— Task —
Return each line of the listing below, unchanged, and omit the images.

— Dataset excerpt —

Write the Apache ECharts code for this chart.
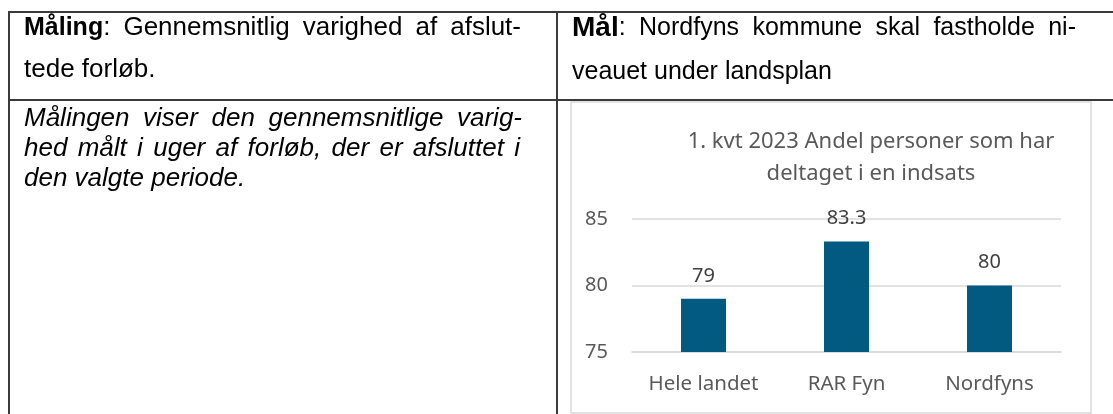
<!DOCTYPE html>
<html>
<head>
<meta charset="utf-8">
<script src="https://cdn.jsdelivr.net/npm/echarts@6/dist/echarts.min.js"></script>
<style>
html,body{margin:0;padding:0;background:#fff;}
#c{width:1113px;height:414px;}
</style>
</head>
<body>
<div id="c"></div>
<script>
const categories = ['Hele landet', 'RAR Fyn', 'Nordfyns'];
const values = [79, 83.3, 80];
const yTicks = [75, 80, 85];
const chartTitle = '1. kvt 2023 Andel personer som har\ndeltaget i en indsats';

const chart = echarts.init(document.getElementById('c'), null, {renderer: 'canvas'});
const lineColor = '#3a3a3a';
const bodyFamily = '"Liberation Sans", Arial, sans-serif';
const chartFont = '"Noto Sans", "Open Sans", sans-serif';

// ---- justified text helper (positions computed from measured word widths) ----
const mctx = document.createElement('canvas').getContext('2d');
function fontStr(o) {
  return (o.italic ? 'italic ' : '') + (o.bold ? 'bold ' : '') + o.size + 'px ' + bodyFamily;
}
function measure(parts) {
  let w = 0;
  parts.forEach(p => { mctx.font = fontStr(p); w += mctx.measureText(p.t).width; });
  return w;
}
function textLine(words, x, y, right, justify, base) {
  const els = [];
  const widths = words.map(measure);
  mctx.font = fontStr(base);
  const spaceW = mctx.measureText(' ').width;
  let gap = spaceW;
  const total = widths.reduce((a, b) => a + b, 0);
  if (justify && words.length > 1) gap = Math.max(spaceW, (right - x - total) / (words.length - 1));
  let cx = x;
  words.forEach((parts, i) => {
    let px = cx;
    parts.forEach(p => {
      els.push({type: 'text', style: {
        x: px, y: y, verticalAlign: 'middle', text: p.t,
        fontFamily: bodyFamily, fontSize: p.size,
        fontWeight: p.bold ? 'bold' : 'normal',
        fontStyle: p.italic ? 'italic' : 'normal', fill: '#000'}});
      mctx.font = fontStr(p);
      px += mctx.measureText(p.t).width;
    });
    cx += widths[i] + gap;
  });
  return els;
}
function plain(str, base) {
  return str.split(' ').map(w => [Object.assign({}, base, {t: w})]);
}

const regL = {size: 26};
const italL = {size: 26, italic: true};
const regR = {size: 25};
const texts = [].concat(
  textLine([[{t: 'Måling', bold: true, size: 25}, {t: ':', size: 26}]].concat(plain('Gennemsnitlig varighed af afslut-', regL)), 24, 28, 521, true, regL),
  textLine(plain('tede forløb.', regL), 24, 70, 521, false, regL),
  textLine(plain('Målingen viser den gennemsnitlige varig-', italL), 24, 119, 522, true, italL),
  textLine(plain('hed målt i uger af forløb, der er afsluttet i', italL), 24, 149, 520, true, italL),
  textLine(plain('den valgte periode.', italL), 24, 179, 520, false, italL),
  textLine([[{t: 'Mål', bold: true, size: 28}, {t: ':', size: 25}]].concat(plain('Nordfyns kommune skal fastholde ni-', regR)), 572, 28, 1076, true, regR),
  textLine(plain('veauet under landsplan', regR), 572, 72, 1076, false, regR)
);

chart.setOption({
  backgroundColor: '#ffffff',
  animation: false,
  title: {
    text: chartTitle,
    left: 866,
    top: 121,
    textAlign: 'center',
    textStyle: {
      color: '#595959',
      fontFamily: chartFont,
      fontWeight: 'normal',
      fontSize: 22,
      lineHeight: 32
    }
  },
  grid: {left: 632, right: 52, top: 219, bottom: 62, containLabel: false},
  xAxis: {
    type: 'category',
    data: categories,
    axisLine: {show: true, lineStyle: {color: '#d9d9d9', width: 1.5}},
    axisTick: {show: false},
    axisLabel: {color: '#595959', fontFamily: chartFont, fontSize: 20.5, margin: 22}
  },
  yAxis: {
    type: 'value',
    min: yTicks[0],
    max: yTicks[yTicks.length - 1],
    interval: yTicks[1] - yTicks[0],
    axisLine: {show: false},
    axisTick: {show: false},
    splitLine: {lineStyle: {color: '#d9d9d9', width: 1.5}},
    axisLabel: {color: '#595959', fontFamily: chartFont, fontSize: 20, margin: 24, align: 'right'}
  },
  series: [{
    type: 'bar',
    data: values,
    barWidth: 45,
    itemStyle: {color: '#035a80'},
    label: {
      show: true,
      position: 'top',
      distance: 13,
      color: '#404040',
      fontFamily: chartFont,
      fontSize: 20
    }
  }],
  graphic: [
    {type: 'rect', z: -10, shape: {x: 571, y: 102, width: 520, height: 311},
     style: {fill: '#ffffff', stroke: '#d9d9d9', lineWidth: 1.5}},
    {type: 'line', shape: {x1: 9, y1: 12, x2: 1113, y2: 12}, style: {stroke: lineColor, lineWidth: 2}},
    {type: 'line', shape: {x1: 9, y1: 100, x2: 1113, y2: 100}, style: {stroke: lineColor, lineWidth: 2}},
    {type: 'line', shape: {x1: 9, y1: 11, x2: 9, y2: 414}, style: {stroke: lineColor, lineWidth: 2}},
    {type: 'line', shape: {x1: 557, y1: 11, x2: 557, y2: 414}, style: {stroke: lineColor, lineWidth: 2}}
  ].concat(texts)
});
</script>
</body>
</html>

— Result of the task —
Write the Apache ECharts code for this chart.
<!DOCTYPE html>
<html>
<head>
<meta charset="utf-8">
<script src="https://cdn.jsdelivr.net/npm/echarts@6/dist/echarts.min.js"></script>
<style>
html,body{margin:0;padding:0;background:#fff;}
#c{width:1113px;height:414px;}
</style>
</head>
<body>
<div id="c"></div>
<script>
const categories = ['Hele landet', 'RAR Fyn', 'Nordfyns'];
const values = [79, 83.3, 80];
const yTicks = [75, 80, 85];
const chartTitle = '1. kvt 2023 Andel personer som har\ndeltaget i en indsats';

const chart = echarts.init(document.getElementById('c'), null, {renderer: 'canvas'});
const lineColor = '#3a3a3a';
const bodyFamily = '"Liberation Sans", Arial, sans-serif';
const chartFont = '"Noto Sans", "Open Sans", sans-serif';

// ---- justified text helper (positions computed from measured word widths) ----
const mctx = document.createElement('canvas').getContext('2d');
function fontStr(o) {
  return (o.italic ? 'italic ' : '') + (o.bold ? 'bold ' : '') + o.size + 'px ' + bodyFamily;
}
function measure(parts) {
  let w = 0;
  parts.forEach(p => { mctx.font = fontStr(p); w += mctx.measureText(p.t).width; });
  return w;
}
function textLine(words, x, y, right, justify, base) {
  const els = [];
  const widths = words.map(measure);
  mctx.font = fontStr(base);
  const spaceW = mctx.measureText(' ').width;
  let gap = spaceW;
  const total = widths.reduce((a, b) => a + b, 0);
  if (justify && words.length > 1) gap = Math.max(spaceW, (right - x - total) / (words.length - 1));
  let cx = x;
  words.forEach((parts, i) => {
    let px = cx;
    parts.forEach(p => {
      els.push({type: 'text', style: {
        x: px, y: y, verticalAlign: 'middle', text: p.t,
        fontFamily: bodyFamily, fontSize: p.size,
        fontWeight: p.bold ? 'bold' : 'normal',
        fontStyle: p.italic ? 'italic' : 'normal', fill: '#000'}});
      mctx.font = fontStr(p);
      px += mctx.measureText(p.t).width;
    });
    cx += widths[i] + gap;
  });
  return els;
}
function plain(str, base) {
  return str.split(' ').map(w => [Object.assign({}, base, {t: w})]);
}

const regL = {size: 26};
const italL = {size: 26, italic: true};
const regR = {size: 25};
const texts = [].concat(
  textLine([[{t: 'Måling', bold: true, size: 25}, {t: ':', size: 26}]].concat(plain('Gennemsnitlig varighed af afslut-', regL)), 24, 28, 521, true, regL),
  textLine(plain('tede forløb.', regL), 24, 70, 521, false, regL),
  textLine(plain('Målingen viser den gennemsnitlige varig-', italL), 24, 119, 522, true, italL),
  textLine(plain('hed målt i uger af forløb, der er afsluttet i', italL), 24, 149, 520, true, italL),
  textLine(plain('den valgte periode.', italL), 24, 179, 520, false, italL),
  textLine([[{t: 'Mål', bold: true, size: 28}, {t: ':', size: 25}]].concat(plain('Nordfyns kommune skal fastholde ni-', regR)), 572, 28, 1076, true, regR),
  textLine(plain('veauet under landsplan', regR), 572, 72, 1076, false, regR)
);

chart.setOption({
  backgroundColor: '#ffffff',
  animation: false,
  title: {
    text: chartTitle,
    left: 866,
    top: 121,
    textAlign: 'center',
    textStyle: {
      color: '#595959',
      fontFamily: chartFont,
      fontWeight: 'normal',
      fontSize: 22,
      lineHeight: 32
    }
  },
  grid: {left: 632, right: 52, top: 219, bottom: 62, containLabel: false},
  xAxis: {
    type: 'category',
    data: categories,
    axisLine: {show: true, lineStyle: {color: '#d9d9d9', width: 1.5}},
    axisTick: {show: false},
    axisLabel: {color: '#595959', fontFamily: chartFont, fontSize: 20.5, margin: 22}
  },
  yAxis: {
    type: 'value',
    min: yTicks[0],
    max: yTicks[yTicks.length - 1],
    interval: yTicks[1] - yTicks[0],
    axisLine: {show: false},
    axisTick: {show: false},
    splitLine: {lineStyle: {color: '#d9d9d9', width: 1.5}},
    axisLabel: {color: '#595959', fontFamily: chartFont, fontSize: 20, margin: 24, align: 'right'}
  },
  series: [{
    type: 'bar',
    data: values,
    barWidth: 45,
    itemStyle: {color: '#035a80'},
    label: {
      show: true,
      position: 'top',
      distance: 13,
      color: '#404040',
      fontFamily: chartFont,
      fontSize: 20
    }
  }],
  graphic: [
    {type: 'rect', z: -10, shape: {x: 571, y: 102, width: 520, height: 311},
     style: {fill: '#ffffff', stroke: '#d9d9d9', lineWidth: 1.5}},
    {type: 'line', shape: {x1: 9, y1: 12, x2: 1113, y2: 12}, style: {stroke: lineColor, lineWidth: 2}},
    {type: 'line', shape: {x1: 9, y1: 100, x2: 1113, y2: 100}, style: {stroke: lineColor, lineWidth: 2}},
    {type: 'line', shape: {x1: 9, y1: 11, x2: 9, y2: 414}, style: {stroke: lineColor, lineWidth: 2}},
    {type: 'line', shape: {x1: 557, y1: 11, x2: 557, y2: 414}, style: {stroke: lineColor, lineWidth: 2}}
  ].concat(texts)
});
</script>
</body>
</html>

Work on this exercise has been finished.